First, I heard that he seemed to have suffered a stroke and briefly had slurred speech and asked his wife to call an ambulance and was taken to hospital. It was all a bit confusing and I was at a football game – West Coast Eagles versus Greater Western Sydney Giants – and it was hard to catch every word. But the news was such that someone walked over my grave.

Second, I rang my brother and told him the news about the minor stroke.

Third, I received a message and heard that his wife had left the hospital and had been called back to RPA because the tests and scans had revealed a bloodclot. That was a message in more ways than one. In the background I heard Dad admonishing his wife for suggesting that my wife and family come in and visit. He said, ‘It isn’t necessary, plus would be inconvenient,’ because he had a number of tests to be conducted. Plus, he might well be home again, late Sunday or on Monday.

Fourth, I rang and spoke with my brother, and he was happy that I’d updated him on Ali’s advice, given the blood clot.

Fifth, I rang Colleen back and she told me that the latest scans showed that a brain heamorraghe had occurred three or four weeks ago, that she’d previously noticed moments here and there where Dad’s speech was slurred, “but for less than a minute” and that there was a blood clot which further scans tomorrow would better reveal. Ali then told me that her Papa had a slow haemorrhage from a stroke and couldn’t eat and died within a week; and Colleen also told me that they had a friend visiting, Reuben, when Dad had the stroke. He was the one who’d insisted on an ambulance. He knew of someone who went to hospital with a haemorrhage or a blood clot and was dead the next day. The slow-bleed and the clot meant that hospitalisation was too late in that particular instance.

Sixth, Ali told me that I should prepare for the worst because it sounded 50/50 to her. I was surprised that it had gone from a minor stroke with him going home on Sunday -or Monday – to this! From slightly-dangerous-to-dead-over-a period-of-a-day-and-a-half made me worry.

Seventh, I prayed for my Dad and asked for guidance in whether to insist that I be allowed to visit him Sunday morning at RPA while the girls all go to the dedication at West Epping of the Minister’s daughter. That prayer is now.

“Dear God, I don’t know how bad this is for Dad and I don’t feel like it is the end for him because he has so many plans for the future. He doesn’t want a fuss to be made about this hospitalisation but Ali’s telling me that it could as easily end up with him dead on Sunday, or Monday, or this week, as it could end up with him back home again and okay for another few years. I don’t know whether to ignore Dad’s feeling that we shouldn’t make a fuss and visit on Sunday or if I ignore him. But then again, if it is his time, that’s B. Ward Powers once again wanting to direct everything and be in control and have God take him home.
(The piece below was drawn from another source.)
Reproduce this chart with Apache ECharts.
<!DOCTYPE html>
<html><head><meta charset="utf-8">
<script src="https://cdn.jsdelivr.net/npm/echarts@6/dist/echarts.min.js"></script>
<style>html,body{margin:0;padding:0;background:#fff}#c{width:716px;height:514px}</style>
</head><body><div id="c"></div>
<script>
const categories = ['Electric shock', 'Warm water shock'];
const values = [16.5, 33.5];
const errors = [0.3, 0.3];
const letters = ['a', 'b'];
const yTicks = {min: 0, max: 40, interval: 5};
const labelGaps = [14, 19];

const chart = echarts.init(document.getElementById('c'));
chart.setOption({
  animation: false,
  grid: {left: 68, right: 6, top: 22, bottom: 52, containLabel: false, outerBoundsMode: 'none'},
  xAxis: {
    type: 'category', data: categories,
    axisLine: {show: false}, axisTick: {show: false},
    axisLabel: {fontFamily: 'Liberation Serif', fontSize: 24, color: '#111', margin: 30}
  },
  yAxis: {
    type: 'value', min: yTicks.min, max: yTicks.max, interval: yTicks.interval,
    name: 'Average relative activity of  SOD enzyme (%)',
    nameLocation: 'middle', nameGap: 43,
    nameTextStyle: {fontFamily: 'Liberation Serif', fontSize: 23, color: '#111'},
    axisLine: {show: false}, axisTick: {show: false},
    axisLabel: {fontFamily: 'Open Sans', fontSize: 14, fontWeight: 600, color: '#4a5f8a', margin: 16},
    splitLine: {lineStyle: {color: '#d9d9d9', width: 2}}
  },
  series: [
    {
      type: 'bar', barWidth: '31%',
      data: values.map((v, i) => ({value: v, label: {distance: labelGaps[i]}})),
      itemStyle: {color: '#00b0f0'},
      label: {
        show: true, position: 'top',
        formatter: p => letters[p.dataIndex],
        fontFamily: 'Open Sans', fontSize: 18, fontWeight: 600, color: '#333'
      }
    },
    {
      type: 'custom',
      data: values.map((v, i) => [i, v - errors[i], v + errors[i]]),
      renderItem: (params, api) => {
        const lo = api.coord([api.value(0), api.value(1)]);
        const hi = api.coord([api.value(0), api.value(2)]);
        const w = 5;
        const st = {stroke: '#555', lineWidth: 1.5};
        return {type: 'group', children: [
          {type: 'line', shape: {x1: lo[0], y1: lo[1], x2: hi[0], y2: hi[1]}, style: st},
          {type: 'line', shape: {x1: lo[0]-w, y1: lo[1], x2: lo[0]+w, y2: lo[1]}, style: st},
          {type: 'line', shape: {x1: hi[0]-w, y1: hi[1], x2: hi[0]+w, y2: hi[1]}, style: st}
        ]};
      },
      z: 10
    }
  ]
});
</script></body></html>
At 87, it still seems too soon. Dad and A, B, C and me are going to the United States later this year. He’s going to a conference in Denver, Colorado. It’s all planned and booked. I can’t pray for him to live for that or for his book on the environment to be published. I can only pray that Your will be done, because like Paul he yearns for the day his maker takes him home. God’s will be done. Amen.”

Eighth, I will go to RPA tomorrow morning to see him. I don’t know if it does me any good to witness Dad die just as I witnessed Mum die in Ferbuary 1988. It’s very invasive. I know we had umpteen great weeks of Wednesday nights, the last of which was viewing Playtime (1967).

Ninth, I don’t like preparing for exams I don’t have to sit, piano pieces I don’t have to play, or deaths that are not happening today or tomorrow. I’m a worrier, so it’s not good for me. Who besides David really cares – as true family – about this situation? Colleen and Aunty Gwen, of course. It’s the people who are talking about taking this from a minor stroke to a major haemorrhage who are doing my head in because Dad is in safe hands – not the doctors at RPA, the other ones – the hands of the one who wrote his name in the Book of Life. My Dad’s had a magnificent life and I know he’s ready the next one.